碑文很简单:江霖,生于2003年8月24日,逝于2021年2月12日。
下面还有一行小字,是应慈加上去的:春天记得来看花。
陈晏白缓缓跪倒在湿漉漉的草地上,雨水很快打湿了他的头发和肩膀。他伸出手,指尖颤抖着,轻轻抚过照片上江霖的脸颊,冰冷的石碑触感让他猛地一缩,却又再次贴了上去。
他想说些什么,喉咙却被堵得死死的。千言万语,悔恨、痛苦、质问、感激……所有汹涌的情绪最终只化为无声的颤抖和滚烫的、混着雨水的泪水,一滴滴砸在墓前的青草上。

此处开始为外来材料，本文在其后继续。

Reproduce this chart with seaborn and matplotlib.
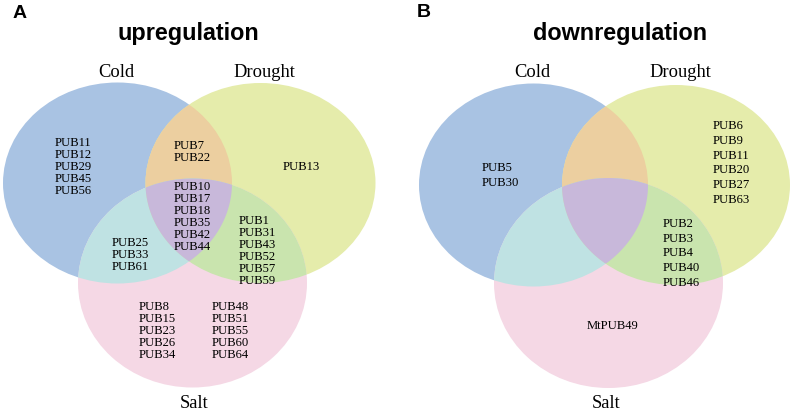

他想起她苍白的脸,想起她初次见面时她带着疏离的眼神,想起在雪地里打雪仗时她灿烂的笑容,想起她说“陈晏白,下雪了”时平静的眼神,想起黑子那句“你等得起吗?耗得起吗?”……
原来,不是她等不起,是他,是他们所有人,都等不起失去她的代价。
他俯下身,额头抵着冰冷潮湿的碑石,像终于找到归处的迷途者,又像是进行一场绝望的忏悔。
雨水顺着他的脖颈流下,浸透衣衫,冷意刺骨,却不及心底万分之一的荒凉。
应慈和孙逢林撑着伞,默默站在他身后不远处,同样泪流满面。
孙逢林看着这个曾经骄傲明亮的少年,和自己从小一起长大的哥哥,此刻蜷缩在好友的墓前,被巨大的悲痛击垮,仿佛整个世界都随着江霖的离去而褪色、崩塌。
雨渐渐停了,云层缝隙里透出一缕微弱的、金色的夕阳。光斜斜地照在墓碑上,将“江霖”两个字映得有些温暖,又将陈晏白湿透的背影拉得很长,很孤独。
春天早就来了,陵园里郁郁葱葱,不知名的野花开在角落。可那个最喜欢春天、却死在春天前一天的女孩,永远沉睡在了这里。
陈晏白不知道跪了多久,直到双腿麻木失去知觉。他终于缓缓直起身,最后深深看了一眼墓碑上的照片,然后,用尽全身力气,站了起来。
他转身,对应慈说,声音嘶哑却异常清晰:
“可以……把那段录音,完整地给我。”
他要听。听她最后的声音,听她为他,也为她自己选择的路,所做的、冷静的告别。
然后,带着这份用生命换来的沉重馈赠,走下去。
走出陵园时,天边挂起一道淡淡的彩虹。陈晏白没有回头。